# Lecture 3.15: Computer Vision Pt. 1

[**Lecture Slides**](https://docs.google.com/presentation/d/1peBshx2Ift4UGNylVcC5pvroWx883h8mklruR8bEMzM/edit?usp=sharing)

This lecture, we are going to train a Convolutional Neural Network (CNN) in pytorch.

**Learning goals:**
- convert images to pytorch-read `Tensor`s using `pillow`
- create a CNN
- train a CNN
- debug a CNN by printing out layer input/output sizes
- plot a loss curve per epoch
- understand how CNN width vs depth affects optimization

## 1. Introduction


This notebook can be run locally with jupyter, or on [Google colab](https://colab.research.google.com/github/camille-vanhoffelen/introduction-to-machine-learning/blob/master/data_analysis/lecture3.15/computer_vision_pt.1.ipynb). This is because we choose the right `device` below. Try to compare the training speeds of CPU & GPU runtimes! 🏎

In [0]:
import torch

device = torch.device("cuda:0" if torch.cuda.is_available() else "cpu")
device

The [Unicode Consortium](https://en.wikipedia.org/wiki/Unicode_Consortium) has contacted us and needs our help. ☎️ They receive too many new emoji proposals, and cannot keep track of all of them. In order to choose the next emojis, they wish to _classify_ the submissions into three groups: `face`, `flag`, and `animal`.

Let's make a Convolutional Neural Network to classify emojis. 🔥

## 2. Data Munging

The consortium has provided a _training dataset_ emoji images. These are stored in a public [Amazon S3](https://docs.aws.amazon.com/AmazonS3/latest/dev/Welcome.html) bucket. We can download them to our local/cloud environment with [`wget`](https://www.gnu.org/software/wget/):

In [0]:
!wget https://introduction-to-machine-learning-ilia-university.s3.eu-west-2.amazonaws.com/emojis.tar.gz

The emojis are packaged in a [`tar`](https://en.wikipedia.org/wiki/Tar_(computing) compressed archive, which can be extracted with:

In [0]:
!tar -xf emojis.tar.gz
!ls emojis

The archive contains 2 directories, `test` & `train. For now, we are interested in the `train` folder:

In [0]:
!ls emojis/train

The training data is split in three directories corresponding to each class: `animals`, `faces`, `flags`.

Let's have a look at the images:

In [0]:
from PIL import Image

img = Image.open('emojis/train/faces/42.png')
print(f'image size: {img.size}')
img

It looks like we are dealing with 64x64 grayscale images.

We wish to load these independently into 3 list of `ndarray`s, one for each class. Check out lecture 2.5 if you'd like a refresher on `pillow` and how to convert images to NumPy arrays:

In [0]:
import glob
import numpy as np

def load_imgs(input_dir):
  paths = glob.glob(input_dir + '*.png')
  imgs = [Image.open(path) for path in paths]
  return [np.array(img).reshape(1, 64, 64) for img in imgs]

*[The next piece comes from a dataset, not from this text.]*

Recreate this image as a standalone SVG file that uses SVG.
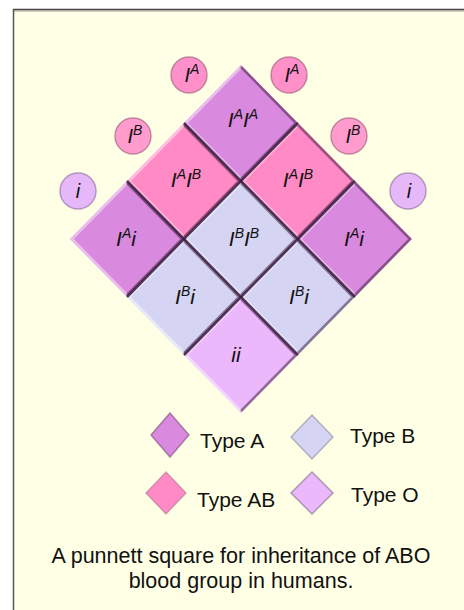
<svg xmlns="http://www.w3.org/2000/svg" width="464" height="610" viewBox="0 0 464 610">
<style>
.lbl{font-family:"Liberation Sans",Arial,sans-serif;font-style:italic;font-size:21px;fill:#111;text-anchor:middle}
.al{font-family:"Liberation Sans",Arial,sans-serif;font-style:italic;font-size:20px;fill:#111;text-anchor:middle}
.sup{font-size:14px}
.leg{font-family:"Liberation Sans",Arial,sans-serif;font-size:21px;fill:#111}
.cap{font-family:"Liberation Sans",Arial,sans-serif;font-size:21.5px;fill:#111;text-anchor:middle}
.tA{fill:#d98ade}
.tAB{fill:#ff8ac6}
.tB{fill:#d5d5f3}
.tO{fill:#ebb8fb}
.hl{fill:none;stroke:#fff;stroke-opacity:0.45;stroke-width:2.5}
.sh{fill:none;stroke:#3a1838;stroke-opacity:0.5;stroke-width:2.5}
.seam{stroke:#3a1a40;stroke-width:2.5;stroke-opacity:0.85}
.cA{fill:#ff90c9;stroke:#9a5a78;stroke-width:1.5;stroke-opacity:0.6}
.cB{fill:#ff9ccd;stroke:#9a5a78;stroke-width:1.5;stroke-opacity:0.6}
.ci{fill:#e6b8fa;stroke:#8a6aa0;stroke-width:1.5;stroke-opacity:0.6}
</style>
<rect x="0" y="0" width="464" height="610" fill="#ffffff"/>
<rect x="13" y="9.5" width="460" height="610" fill="#ffffe6"/>
<line x1="13.5" y1="9" x2="13.5" y2="610" stroke="#555" stroke-width="1.5"/>
<line x1="13" y1="9.5" x2="464" y2="9.5" stroke="#444" stroke-width="1.5"/>
<line x1="14" y1="11" x2="464" y2="11" stroke="#999" stroke-width="1"/>

<g id="cell-IAIA"><polygon class="tA" points="241,65 298,123 241,181 184,123"/><polyline class="hl" points="241,179 186,123 241,67"/><polyline class="sh" points="241,67 296,123 241,179"/><text class="lbl" x="243" y="127">I<tspan class="sup" dy="-8">A</tspan><tspan dy="8">I</tspan><tspan class="sup" dy="-8">A</tspan></text></g>
<g id="cell-IAIB-left"><polygon class="tAB" points="184,123 241,181 184,239 127,181"/><polyline class="hl" points="184,237 129,181 184,125"/><polyline class="sh" points="184,125 239,181 184,237"/><text class="lbl" x="186" y="187">I<tspan class="sup" dy="-8">A</tspan><tspan dy="8">I</tspan><tspan class="sup" dy="-8">B</tspan></text></g>
<g id="cell-IAIB-right"><polygon class="tAB" points="298,123 355,181 298,239 241,181"/><polyline class="hl" points="298,237 243,181 298,125"/><polyline class="sh" points="298,125 353,181 298,237"/><text class="lbl" x="298" y="187">I<tspan class="sup" dy="-8">A</tspan><tspan dy="8">I</tspan><tspan class="sup" dy="-8">B</tspan></text></g>
<g id="cell-IAi-left"><polygon class="tA" points="127,181 184,239 127,297 70,239"/><polyline class="hl" points="127,295 72,239 127,183"/><polyline class="sh" points="127,183 182,239 127,295"/><text class="lbl" x="126" y="246">I<tspan class="sup" dy="-8">A</tspan><tspan dy="8">i</tspan></text></g>
<g id="cell-IBIB"><polygon class="tB" points="241,181 298,239 241,297 184,239"/><polyline class="hl" points="241,295 186,239 241,183"/><polyline class="sh" points="241,183 296,239 241,295"/><text class="lbl" x="244" y="246">I<tspan class="sup" dy="-8">B</tspan><tspan dy="8">I</tspan><tspan class="sup" dy="-8">B</tspan></text></g>
<g id="cell-IAi-right"><polygon class="tA" points="355,181 412,239 355,297 298,239"/><polyline class="hl" points="355,295 300,239 355,183"/><polyline class="sh" points="355,183 410,239 355,295"/><text class="lbl" x="354" y="246">I<tspan class="sup" dy="-8">A</tspan><tspan dy="8">i</tspan></text></g>
<g id="cell-IBi-left"><polygon class="tB" points="184,239 241,297 184,355 127,297"/><polyline class="hl" points="184,353 129,297 184,241"/><polyline class="sh" points="184,241 239,297 184,353"/><text class="lbl" x="185" y="304">I<tspan class="sup" dy="-8">B</tspan><tspan dy="8">i</tspan></text></g>
<g id="cell-IBi-right"><polygon class="tB" points="298,239 355,297 298,355 241,297"/><polyline class="hl" points="298,353 243,297 298,241"/><polyline class="sh" points="298,241 353,297 298,353"/><text class="lbl" x="299" y="304">I<tspan class="sup" dy="-8">B</tspan><tspan dy="8">i</tspan></text></g>
<g id="cell-ii"><polygon class="tO" points="241,297 298,355 241,413 184,355"/><polyline class="hl" points="241,411 186,355 241,299"/><polyline class="sh" points="241,299 296,355 241,411"/><text class="lbl" x="236" y="362">ii</text></g>

<g id="seams">
<line class="seam" x1="184" y1="123" x2="355" y2="297"/>
<line class="seam" x1="127" y1="181" x2="298" y2="355"/>
<line class="seam" x1="298" y1="123" x2="127" y2="297"/>
<line class="seam" x1="355" y1="181" x2="184" y2="355"/>
</g>

<g id="allele-IA-left"><circle class="cA" cx="189" cy="75" r="18"/><text class="al" x="192" y="82">I<tspan class="sup" dy="-8" font-size="13">A</tspan></text></g>
<g id="allele-IA-right"><circle class="cA" cx="289" cy="75" r="18"/><text class="al" x="292" y="82">I<tspan class="sup" dy="-8" font-size="13">A</tspan></text></g>
<g id="allele-IB-left"><circle class="cB" cx="133" cy="136" r="18"/><text class="al" x="135" y="143">I<tspan class="sup" dy="-8" font-size="13">B</tspan></text></g>
<g id="allele-IB-right"><circle class="cB" cx="349" cy="136" r="18"/><text class="al" x="353" y="143">I<tspan class="sup" dy="-8" font-size="13">B</tspan></text></g>
<g id="allele-i-left"><circle class="ci" cx="78" cy="191" r="18"/><text class="al" x="78" y="198">i</text></g>
<g id="allele-i-right"><circle class="ci" cx="408" cy="191" r="18"/><text class="al" x="409" y="198">i</text></g>

<g id="legend-typeA"><polygon class="tA" points="170,413 189,435 170,457 151,435" stroke="#7a4a80" stroke-opacity="0.6" stroke-width="1.5"/><text class="leg" x="200" y="448">Type A</text></g>
<g id="legend-typeB"><polygon class="tB" points="312,415 333,437 312,459 291,437" fill="#e2e2f9" stroke="#8a8aa0" stroke-opacity="0.6" stroke-width="1.5"/><text class="leg" x="350" y="443">Type B</text></g>
<g id="legend-typeAB"><polygon class="tAB" points="166,472 186,493 166,514 146,493" stroke="#a07080" stroke-opacity="0.5" stroke-width="1.5"/><text class="leg" x="197" y="507">Type AB</text></g>
<g id="legend-typeO"><polygon class="tO" points="312,472 333,493 312,514 291,493" stroke="#7a6a8a" stroke-opacity="0.6" stroke-width="1.5"/><text class="leg" x="351" y="502">Type O</text></g>

<g id="caption">
<text class="cap" x="241" y="563">A punnett square for inheritance of ABO</text>
<text class="cap" x="241" y="588">blood group in humans.</text>
</g>
</svg>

faces_dir = "emojis/train/faces/"
faces_features = load_imgs(faces_dir)

flags_dir = "emojis/train/flags/"
flags_features = load_imgs(flags_dir)

animals_dir = "emojis/train/animals/"
animals_features = load_imgs(animals_dir)

faces_features[0].shape

We created 1x64x64 `ndarrays` because convention is to place the [channel](https://en.wikipedia.org/wiki/Channel_(digital_image)) dimension before the height & width. Our images are grayscale, so this channel dimension is 1.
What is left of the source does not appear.